Let $f:X \to Y$ a proper, affine morphism between Noetherian schemes $X,Y$. Let $\mathcal{F}$ be a coherent $\mathcal{O}_X$-module. It is well known result that for all $r \ge 0$ the higher direct image $R^r f_*\mathcal{F}$ is a coherent $\mathcal{O}_Y$-module.
The roughly idea is to split the proof in several steps:
- reduce to affine case $Y=Spec(R)$
- case $f$ structure map $\mathbb{P}^n_Y \to Y$
- case $f$ projective
- general case: use Chow's lemma, Grothendieck spectral sequence and noetherian induction
Question: Is it possible to proof the claim in the case $\mathcal{F}=\mathcal{O}_X$ and $r=0$ with more elementary methods; preferably without Chow's lemma and spectral theory, i.e. to show that direct image $f_* \mathcal{O}_X$ is coherent $\mathcal{O}_Y$-module?

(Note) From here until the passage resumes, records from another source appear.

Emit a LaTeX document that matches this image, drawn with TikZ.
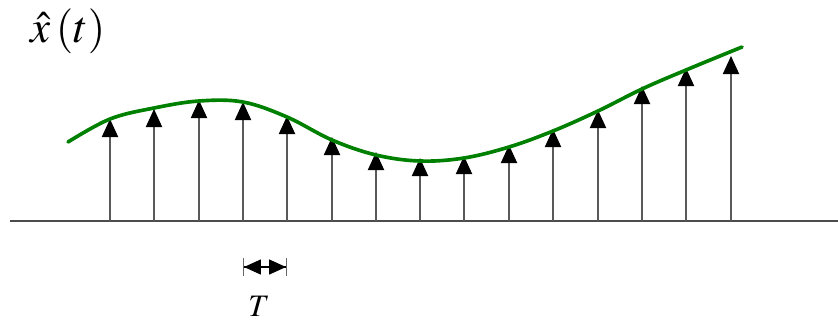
\documentclass[tikz,border=0pt]{standalone}
\usepackage{mathptmx}
\usetikzlibrary{arrows.meta}
\tikzset{
    axisline/.style={draw=black!70,line width=0.5pt},
    sample/.style={draw=black!65,line width=0.45pt,-{Triangle[width=6.3pt,length=7pt,black]}},
    envelope/.style={draw=green!50!black,line width=1.4pt,line cap=round},
    period/.style={draw=black,line width=0.4pt,
        {Bar[width=7pt,black!60]Triangle[width=5.8pt,length=6.5pt]}-{Triangle[width=5.8pt,length=6.5pt]Bar[width=7pt,black!60]}}
}
\begin{document}
\begin{tikzpicture}[x=0.0135cm,y=-0.0135cm]
    \useasboundingbox (0,0) rectangle (838,326);
    % time axis
    \coordinate (axL) at (10,221);
    \coordinate (axR) at (838,221);
    \draw[axisline] (axL) -- (axR);
    % samples
    \foreach \n/\x/\h in {1/110/119,2/154/109,3/199/100,4/243/102,5/287/116,
                          6/332/137,7/376/152,8/420/158,9/464/156,10/509/145,
                          11/553/129,12/598/110,13/642/86,14/686/68,15/731/56}{
        \coordinate (b\n) at (\x,221);
        \coordinate (s\n) at (\x,\h);
        \draw[sample] (b\n) -- (s\n);
    }
    % reconstructed signal
    \draw[envelope] plot[smooth,tension=0.6] coordinates {(68,142) (110,119) (154,108)
        (199,101) (243,102) (287,117) (332,140) (376,155) (420,161) (464,158)
        (509,147) (553,131) (598,111) (642,89) (686,70) (742,47)};
    % sampling period
    \coordinate (tL) at (243,267);
    \coordinate (tR) at (287,267);
    \draw[period] (tL) -- (tR);
    \node[font=\large] (T) at (259,306) {$T$};
    \node[font=\LARGE] (xhat) at (68,31) {$\hat{x}\left(t\right)$};
\end{tikzpicture}
\end{document}
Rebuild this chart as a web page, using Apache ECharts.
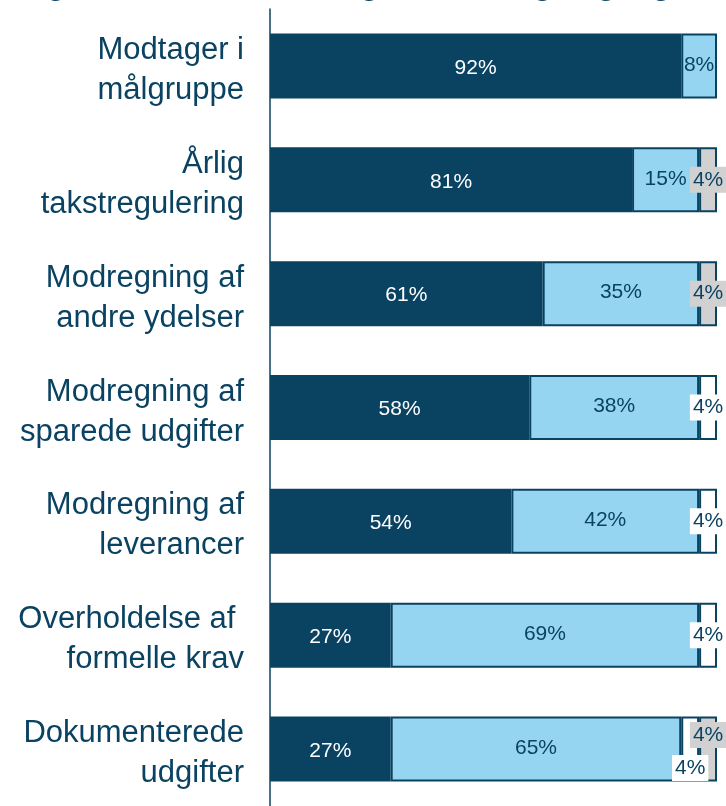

by 'elementary' I refer to usual methods from commutative algebra and ring theory. I proceed as follows: $f$ affine and thus as in step 1. I assume $Y=Spec(R), X=Spec(A)$ affine and the induced ring homomorphism by $f$ is $\phi: R \to A$ and our goal is to show that $A$ is coherent $R$-module. This means that $A$ is a quotient of free module $R^n$ for appropriate $n >0$.
As $f$ proper, by definition $A$ is a finitely generated $R$-algebra: this guarantees the existence of a surjection $R[X_1,...,X_n] \to A$ of $R$-algebras. But what we need is that $A$ is finitely generated as $R$-module.